• [TO BE DONE]
Scan the data for "chart" and copy the lines it appears in.

• [DATA PROVIDED]

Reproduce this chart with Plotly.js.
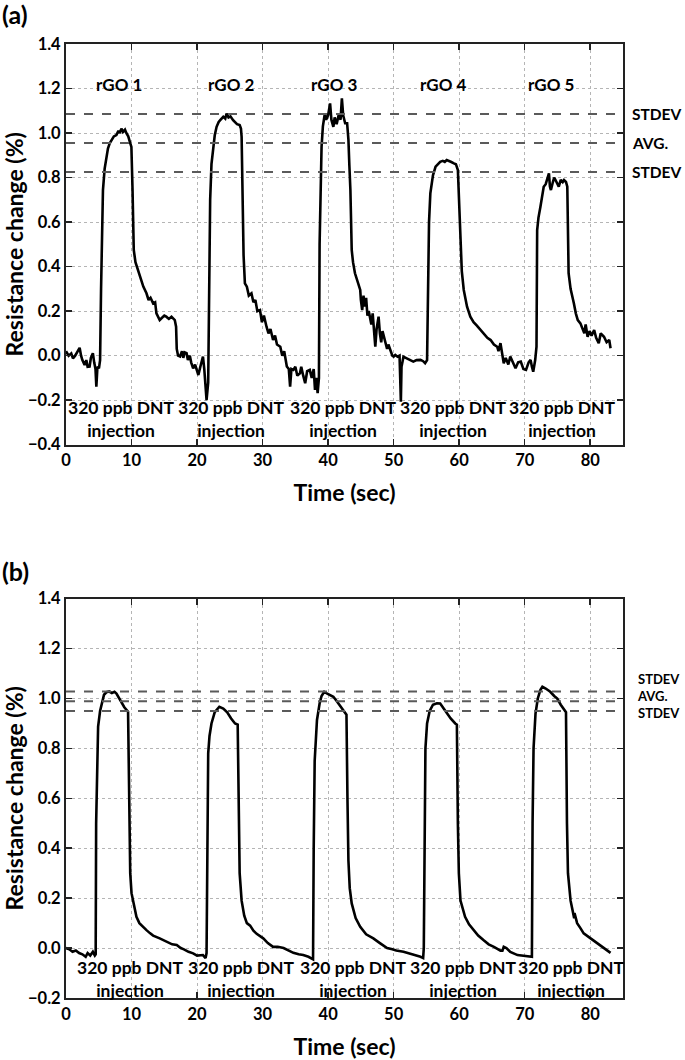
<!DOCTYPE html>
<html>
<head>
<meta charset="utf-8">
<script src="https://cdn.plot.ly/plotly-3.0.1.min.js"></script>
<style>
html,body{margin:0;padding:0;background:#fff;}
#chart{width:685px;height:1060px;}
</style>
</head>
<body>
<div id="chart"></div>
<script>
// ---------- Panel (a): rGO sensors 1-5 ----------
const timeA = [0,0.4,0.8,1.06,1.4,1.7,2.08,2.3,2.5,2.84,3.1,3.3,3.6,3.8,4.1,4.3,4.5,4.63,4.8,5.03,5.2,
5.35,5.5,5.64,5.9,6.16,6.4,6.67,7.0,7.3,7.69,8.0,8.2,8.45,8.7,9.0,9.22,9.5,9.8,9.98,
10.15,10.34,10.6,11.0,11.4,11.8,12.28,12.6,12.9,13.3,13.6,13.8,14.3,14.6,15.0,15.3,15.7,16.1,16.6,16.8,16.9,
17.1,17.4,17.7,17.9,18.1,18.4,18.6,18.9,19.1,19.4,19.7,20.0,20.2,20.5,20.9,21.1,21.45,21.7,
21.85,22.0,22.2,22.46,22.7,22.98,23.3,23.6,24.0,24.3,24.5,24.8,25.1,25.5,25.8,26.1,26.5,26.7,26.8,
26.95,27.1,27.3,27.6,27.9,28.3,28.6,28.9,29.2,29.6,29.9,30.2,30.6,30.9,31.2,31.6,31.9,32.2,32.7,33.0,33.3,33.7,34.0,34.2,34.4,34.7,35.0,35.3,35.7,35.9,36.2,36.5,36.8,37.2,37.5,37.8,38.0,38.2,38.4,38.6,
38.7,38.85,39.0,39.2,39.5,39.7,40.0,40.3,40.5,40.8,41.0,41.3,41.6,41.9,42.1,42.3,42.6,42.9,43.1,43.25,43.4,43.6,43.8,44.1,44.5,44.9,45.0,45.2,45.4,45.6,45.8,46.0,46.2,46.4,46.6,46.8,47.0,47.2,47.4,47.7,47.9,48.1,48.3,48.5,48.8,49.0,49.2,49.5,49.8,50.0,50.25,50.6,50.9,51.0,51.1,51.2,51.5,52.0,52.5,53.0,53.5,54.1,54.5,54.8,55.1,
55.25,55.4,55.6,56.0,56.4,56.7,57.1,57.5,57.8,58.1,58.5,58.8,59.2,59.5,59.8,60.1,60.4,60.7,61.2,61.7,62.2,62.7,63.3,63.8,64.3,64.8,65.3,65.8,66.0,66.3,66.6,66.8,67.1,67.5,67.8,68.2,68.6,69.0,69.4,69.8,70.2,70.6,70.9,71.1,71.3,71.6,71.8,
71.9,72.1,72.4,72.7,72.9,73.2,73.5,73.7,73.85,74.0,74.3,74.5,74.7,75.0,75.2,75.5,75.8,76.0,76.3,76.5,76.6,76.7,77.0,77.3,77.5,77.8,78.1,78.5,78.8,79.1,79.3,79.6,79.9,80.2,80.6,80.9,81.3,81.6,82.1,82.5,82.9,83.1];
const respA = [0.02,0.0,0.01,-0.012,0.0,0.015,0.035,0.0,-0.02,-0.042,-0.02,-0.05,-0.049,-0.01,0.011,-0.03,-0.06,-0.139,-0.05,-0.057,-0.02,
0.3,0.6,0.744,0.84,0.894,0.93,0.954,0.97,0.985,0.991,1.01,1.0,1.02,1.005,1.015,0.999,0.985,0.955,0.938,
0.75,0.475,0.42,0.385,0.34,0.31,0.28,0.25,0.26,0.235,0.24,0.19,0.16,0.17,0.18,0.175,0.165,0.175,0.16,0.13,0.03,
0.0,-0.004,0.02,-0.01,0.015,0.011,-0.02,0.0,-0.03,-0.057,-0.04,-0.07,-0.087,-0.05,-0.004,-0.06,-0.2,-0.12,
0.3,0.7,0.86,0.938,0.99,1.028,1.05,1.06,1.073,1.065,1.088,1.07,1.075,1.058,1.05,1.04,1.036,1.02,0.983,
0.7,0.45,0.325,0.31,0.27,0.28,0.24,0.25,0.2,0.205,0.15,0.18,0.13,0.1,0.12,0.07,0.09,0.05,0.04,0.0,0.02,-0.049,-0.06,-0.139,-0.06,-0.064,-0.05,-0.09,-0.079,-0.05,-0.09,-0.124,-0.07,-0.064,-0.1,-0.06,-0.154,-0.1,-0.169,-0.1,
0.5,0.85,0.938,1.03,1.088,1.06,1.08,1.133,1.06,1.028,1.07,1.04,1.08,1.06,1.156,1.08,1.044,1.044,0.969,0.85,0.744,0.475,0.42,0.37,0.33,0.295,0.25,0.205,0.27,0.22,0.26,0.18,0.2,0.175,0.14,0.19,0.1,0.04,0.12,0.175,0.1,0.06,0.11,0.085,0.06,0.03,0.05,0.026,0.0,-0.004,0.003,-0.005,0.0,-0.1,-0.207,-0.05,-0.005,-0.012,-0.02,-0.027,-0.02,-0.019,-0.025,-0.034,-0.02,
0.3,0.6,0.729,0.81,0.849,0.86,0.871,0.875,0.87,0.879,0.875,0.87,0.864,0.86,0.834,0.595,0.38,0.295,0.22,0.175,0.15,0.135,0.115,0.1,0.08,0.07,0.05,0.04,0.02,0.056,0.0,-0.034,-0.01,-0.04,-0.004,-0.03,-0.057,-0.03,-0.027,-0.06,-0.064,-0.03,-0.019,-0.05,-0.072,-0.02,0.04,
0.564,0.62,0.669,0.72,0.759,0.77,0.8,0.819,0.76,0.744,0.78,0.8,0.789,0.77,0.759,0.79,0.78,0.789,0.78,0.759,0.6,0.37,0.3,0.25,0.235,0.19,0.16,0.145,0.12,0.1,0.14,0.085,0.11,0.09,0.115,0.08,0.056,0.1,0.085,0.06,0.07,0.033];
const refLinesA = [1.085, 0.955, 0.825];
const refLabelsA = ["STDEV", "AVG.", "STDEV"];
const sensorLabels = ["rGO 1", "rGO 2", "rGO 3", "rGO 4", "rGO 5"];
const sensorLabelX = [8.05, 25.3, 41.0, 57.6, 74.0];
const injectionXA = [8.45, 25.25, 42.3, 59.2, 75.7];

// ---------- Panel (b) ----------
const timeB = [0,0.5,1.0,1.5,2.0,2.5,3.0,3.3,3.7,4.1,4.4,4.53,
4.6,4.75,4.9,5.2,5.5,5.8,6.16,6.6,7.0,7.4,7.7,8.1,8.5,8.9,9.47,
9.6,9.7,9.8,10.0,10.4,10.75,11.2,11.7,12.28,12.8,13.3,14.3,15.0,15.6,16.2,16.9,17.5,18.0,18.7,19.4,20.0,20.9,21.3,
21.45,21.55,21.7,21.9,22.2,22.7,23.4,24.0,24.6,25.2,25.8,26.2,
26.35,26.5,26.8,27.2,27.6,28.1,28.6,29.1,30.1,30.8,31.6,32.3,33.2,34.0,34.7,35.5,36.2,37.0,37.5,37.7,
37.8,37.95,38.3,38.7,39.0,39.4,39.8,40.3,40.8,41.3,41.8,42.2,42.6,42.8,
42.95,43.1,43.3,43.6,44.2,44.9,45.8,46.9,47.9,49.0,49.8,50.4,51.5,52.3,53.2,54.1,54.5,
54.6,54.7,54.85,55.1,55.5,56.0,56.6,57.1,57.6,58.1,58.7,59.4,59.65,
59.8,59.95,60.2,60.9,61.5,62.2,62.9,63.7,64.5,65.3,66.3,66.6,66.8,67.2,67.8,68.9,70.0,70.9,71.1,
71.2,71.35,71.65,72.0,72.4,72.7,73.2,73.9,74.5,74.97,75.5,76.1,76.3,
76.45,76.6,77.0,77.4,77.55,77.6,78.0,78.5,79.0,80.0,81.1,82.0,83.1];
const respB = [0.0,-0.005,-0.015,-0.01,-0.02,-0.025,-0.035,-0.02,-0.03,-0.015,-0.03,-0.025,
0.5,0.8,0.887,0.95,0.99,1.015,1.025,1.028,1.022,1.027,1.02,1.0,0.98,0.965,0.947,
0.7,0.4,0.3,0.22,0.16,0.125,0.1,0.085,0.072,0.06,0.05,0.039,0.03,0.025,0.015,0.012,0.0,-0.005,-0.015,-0.021,-0.03,-0.028,-0.04,
-0.02,0.5,0.78,0.85,0.9,0.945,0.967,0.96,0.945,0.92,0.9,0.895,
0.5,0.3,0.19,0.13,0.1,0.09,0.07,0.057,0.039,0.02,0.005,0.005,0.0,-0.01,-0.019,-0.025,-0.028,-0.035,-0.041,-0.045,
0.4,0.75,0.914,0.98,1.01,1.027,1.02,1.015,1.007,0.99,0.97,0.955,0.943,0.935,
0.6,0.35,0.24,0.179,0.12,0.085,0.055,0.039,0.02,0.0,-0.005,-0.01,-0.015,-0.02,-0.028,-0.035,-0.04,
0.0,0.5,0.8,0.9,0.95,0.975,0.981,0.98,0.96,0.94,0.92,0.9,0.895,
0.5,0.3,0.19,0.125,0.095,0.072,0.05,0.032,0.015,0.005,-0.01,-0.01,0.005,0.0,-0.015,-0.028,-0.03,-0.032,-0.035,
0.5,0.8,0.94,1.0,1.035,1.047,1.04,1.027,1.01,1.0,0.975,0.951,0.945,
0.5,0.3,0.19,0.145,0.12,0.14,0.1,0.08,0.059,0.04,0.019,0.0,-0.019];
const refLinesB = [1.028, 0.989, 0.950];
const refLabelsB = ["STDEV", "AVG.", "STDEV"];
const injectionXB = [9.8, 26.8, 43.9, 60.6, 77.1];
const injectionText = "320 ppb DNT<br>injection";
const timeSpan = [0, 85];

const FONT = "Lato, 'Open Sans', sans-serif";
const traces = [];
traces.push({x: timeA, y: respA, xaxis: 'x', yaxis: 'y', mode: 'lines',
  line: {color: '#000', width: 2.6}, showlegend: false, hoverinfo: 'skip'});
refLinesA.forEach(v => traces.push({x: timeSpan, y: [v, v], xaxis: 'x', yaxis: 'y', mode: 'lines',
  line: {color: '#5a5a5a', width: 2, dash: 'dash'}, showlegend: false, hoverinfo: 'skip'}));
traces.push({x: timeB, y: respB, xaxis: 'x2', yaxis: 'y2', mode: 'lines',
  line: {color: '#000', width: 2.6}, showlegend: false, hoverinfo: 'skip'});
refLinesB.forEach(v => traces.push({x: timeSpan, y: [v, v], xaxis: 'x2', yaxis: 'y2', mode: 'lines',
  line: {color: '#5a5a5a', width: 2, dash: 'dash'}, showlegend: false, hoverinfo: 'skip'}));

const tickFont = {family: FONT, size: 16.5, color: '#000', weight: 'bold'};
const titleFont = {family: FONT, size: 23, color: '#000', weight: 'bold'};
function xax(anchor, standoff) {
  return {anchor: anchor, domain: [0, 1], range: timeSpan,
    tickvals: [0,10,20,30,40,50,60,70,80],
    showline: true, linecolor: '#222', linewidth: 2, mirror: 'ticks', ticks: 'inside', ticklen: 6,
    tickcolor: '#222', tickwidth: 1.5, showgrid: true, gridcolor: '#b5b5b5', griddash: 'dot', gridwidth: 1,
    zeroline: false, tickfont: tickFont,
    title: {text: 'Time (sec)', font: titleFont, standoff: standoff}};
}
function yax(anchor, domain, range, tv) {
  return {anchor: anchor, domain: domain, range: range, tickvals: tv, tickformat: '.1f',
    showline: true, linecolor: '#222', linewidth: 2, mirror: 'ticks', ticks: 'inside', ticklen: 6,
    tickcolor: '#222', tickwidth: 1.5, showgrid: true, gridcolor: '#b5b5b5', griddash: 'dot', gridwidth: 1,
    zeroline: false, tickfont: tickFont,
    title: {text: 'Resistance change (%)', font: titleFont, standoff: 3}};
}

const annotations = [];
const annFont = {family: FONT, size: 17.5, color: '#000', weight: 'bold'};
sensorLabels.forEach((t, i) => annotations.push({xref: 'x', yref: 'y', x: sensorLabelX[i], y: 1.22,
  text: t, showarrow: false, font: {family: FONT, size: 17, color: '#000', weight: 'bold'}, xanchor: 'center', yanchor: 'middle'}));
injectionXA.forEach(x => annotations.push({xref: 'x', yref: 'y', x: x, y: -0.284, text: injectionText,
  showarrow: false, font: annFont, xanchor: 'center', yanchor: 'middle'}));
injectionXB.forEach(x => annotations.push({xref: 'x2', yref: 'y2', x: x, y: -0.122, text: injectionText,
  showarrow: false, font: annFont, xanchor: 'center', yanchor: 'middle'}));
refLinesA.forEach((v, i) => annotations.push({xref: 'x domain', yref: 'y', x: 1.013, y: v, text: refLabelsA[i],
  showarrow: false, font: {family: FONT, size: 15.5, color: '#000', weight: 'bold'}, xanchor: 'left', yanchor: 'middle'}));
annotations.push({xref: 'x2 domain', yref: 'y2', x: 1.022, y: refLinesB[1] + 0.022, text: refLabelsB.join('<br>'),
  showarrow: false, font: {family: FONT, size: 13, color: '#000', weight: 'bold'}, align: 'left',
  xanchor: 'left', yanchor: 'middle'});
annotations.push({xref: 'paper', yref: 'paper', x: -0.119, y: 1.031, text: '(a)', showarrow: false,
  font: {family: FONT, size: 25, color: '#000', weight: 'bold'}, xanchor: 'left', yanchor: 'middle'});
annotations.push({xref: 'paper', yref: 'paper', x: -0.119, y: 0.448, text: '(b)', showarrow: false,
  font: {family: FONT, size: 25, color: '#000', weight: 'bold'}, xanchor: 'left', yanchor: 'middle'});

const layout = {
  width: 685, height: 1060,
  margin: {l: 66, r: 62, t: 44, b: 62},
  paper_bgcolor: '#fff', plot_bgcolor: '#fff',
  font: {family: FONT, color: '#000'},
  showlegend: false,
  xaxis: xax('y', 15),
  yaxis: yax('x', [0.58, 1.0], [-0.4, 1.4], [-0.4,-0.2,0,0.2,0.4,0.6,0.8,1.0,1.2,1.4]),
  xaxis2: xax('y2', 19),
  yaxis2: yax('x2', [0, 0.4186], [-0.2, 1.4], [-0.2,0,0.2,0.4,0.6,0.8,1.0,1.2,1.4]),
  annotations: annotations
};
Plotly.newPlot('chart', traces, layout, {staticPlot: true, displayModeBar: false});
</script>
</body>
</html>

• [RESULT OF THIS EXERCISE]
Reproduce this chart with Plotly.js.
#chart{width:685px;height:1060px;}
<div id="chart"></div>
Plotly.newPlot('chart', traces, layout, {staticPlot: true, displayModeBar: false});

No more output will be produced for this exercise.